Genchi, 32, a Steamboat Pow-dercats photographer and videographer, sustained a serious spinal injury Dec. 21 while snowboarding on Buffalo Pass. Genchi landed on his head and shoulder after doing a surf-turn off a rock. Genchi was wearing a helmet at the time of the accident, which cracked, but likely prevented more severe head injuries.

Steamboat Powdercats is a recreation company that takes skiers and snowboarders into the backcountry by snowcat.

After Genchi's accident, he was flown from Yampa Valley Medical Center to St. Mary's Hospital and Regional Medical Center in Grand Junction where he stayed until being flown to Craig Hospital in Denver on Jan. 9. Since then, Genchi has been taken off a respirator, is breathing on his own and beginning the slow process of rehabilitation.

Genchi's father, Al Genchi of Melbourne, Fla., said on Wednesday that his son's spirit is "indomitable" and that Dave has immediately become Craig Hospital's "star patient."

"Dave is an extremely active guy, so this has been a big shift in his perspective," he said. "He has definitely had a few periods, especially early on, but as most people will attest to, Dave's a driver."

Al Genchi said Dave's level of injury is a C6-C7, which means he broke the sixth and seventh cervical vertebrae in his spine.

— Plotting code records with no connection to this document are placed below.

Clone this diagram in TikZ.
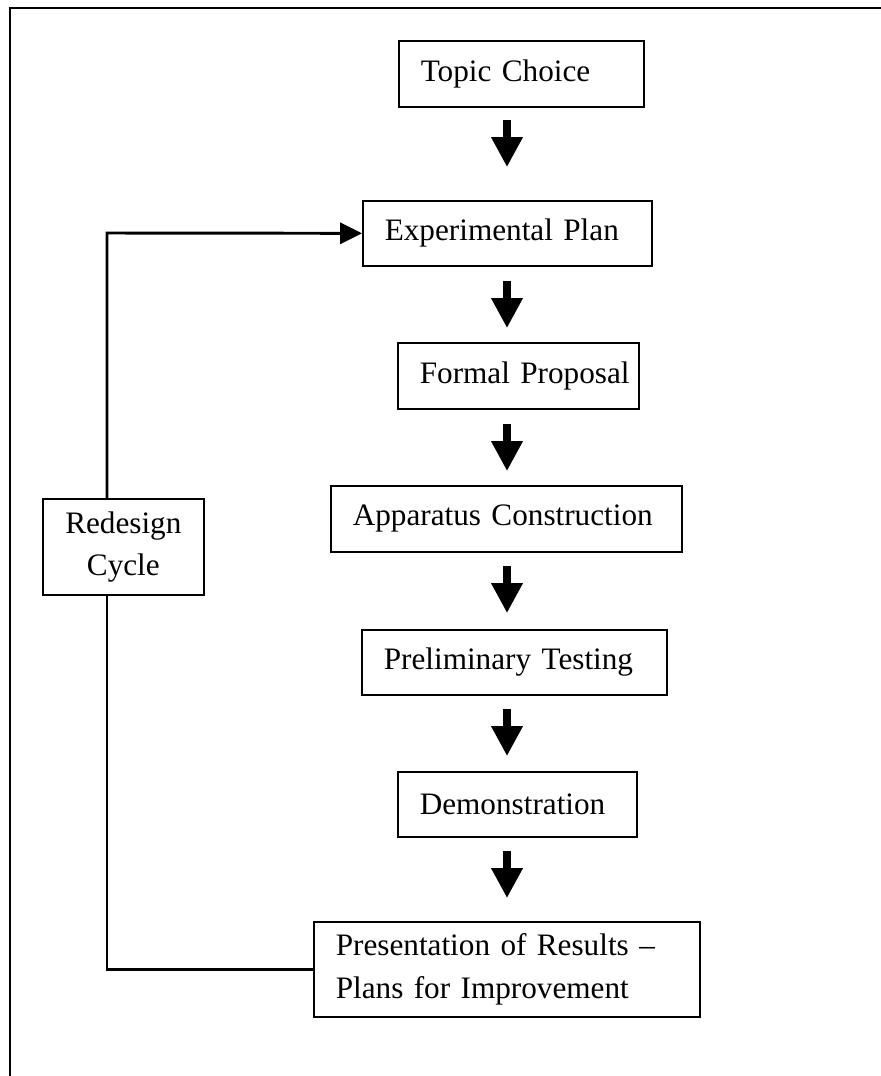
\documentclass[tikz,border=0pt]{standalone}
\usepackage{fontspec}
\setmainfont{Liberation Serif}[WordSpace=0.8]
\usetikzlibrary{arrows.meta}

\begin{document}
\begin{tikzpicture}[x=0.025cm, y=-0.025cm,
        stage/.style={draw, line width=1.2pt, anchor=north west, align=left,
            inner xsep=15.6pt, inner ysep=2pt, font=\fontsize{22.2}{30}\selectfont},
        down/.style={line width=5pt, -{Triangle[width=21.3pt, length=21.3pt]}},
        loopline/.style={line width=2.1pt}]
        \useasboundingbox (0,0) rectangle (880,1076);

        % page frame
        \draw[line width=1.4pt] (10,1076) -- (10,8) -- (890,8);

        \node[stage, text width=143pt, minimum height=46.9pt] (S1) at (398,40) {Topic Choice};
        \node[stage, text width=174.3pt, minimum height=46.2pt] (S2) at (362,200) {Experimental Plan};
        \node[stage, text width=140.1pt, minimum height=46.9pt] (S3) at (397,342) {\mbox{Formal Proposal}};
        \node[stage, text width=218.4pt, minimum height=46.9pt] (S4) at (330,485) {Apparatus Construction};
        \node[stage, text width=185.7pt, minimum height=46.2pt] (S5) at (361,629) {Preliminary Testing};
        \node[stage, text width=138.7pt, minimum height=46.2pt] (S6) at (397,771) {Demonstration};
        \node[stage, text width=243.3pt, minimum height=67.6pt] (S7) at (313,921) {Presentation of Results --\\Plans for Improvement};

        \node[stage, align=center, inner xsep=5pt, text width=104.5pt, minimum height=68.3pt] (R1) at (42,498) {Redesign\\Cycle};

        % block arrows between the stages
        \foreach \i/\y in {1/120, 2/281, 3/424, 4/566, 5/709, 6/851} {
            \coordinate (T\i) at (507,\y);
            \coordinate (H\i) at (507,\y+47);
            \draw[down] (T\i) -- (H\i);
        }

        % redesign loop
        \coordinate (C1) at (107,233);
        \draw[loopline] (C1 |- R1.south) |- (S7.west);
        \draw[loopline, -{Triangle[width=15pt, length=15.6pt]}] (C1 |- R1.north) -- (C1) -- (S2.west);
    \end{tikzpicture}
\end{document}
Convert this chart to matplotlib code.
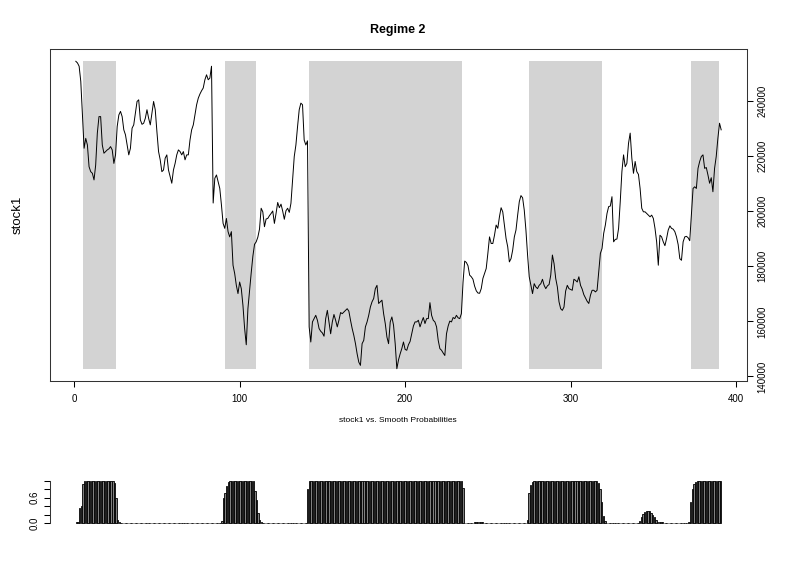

Genchi has no movement in his legs and limited mobility in his arms, Al Genchi said.

"Our family view is that we might not get all of it back, but we'll get some of it," he said.

Al Genchi and his wife, Mary Ann Genchi, have been traveling between Colorado and Florida the past few weeks. Al Genchi said he knows Dave is being supported by his friends in both areas.

"Dave is of two worlds: He has his soccer and surfing friends in Florida and his snow and ski friends in Colorado," he said. "Both of those worlds have just come together to offer him so much support."

Vertrees spent Tuesday skiing and snowboarding with the Vectra Bank All Mountain Ski Camp for adaptive skiers, which gave him some insight into what his friend is going through.

"We've done the ski camp the last three years, but (Tuesday) was really special because we got to spend time with the families and really find out where (Dave) is mentally, coming from their past experiences," he said. "It was phenomenal."

Some of the adaptive skiers attended a benefit for Genchi on Sunday at Steamboat Mountain Theater, where several of Genchi's ski films were shown. Admission was $2.

"That was a great success," Vertrees said. "We hope to do a more large-scale fundraiser for him in the near future."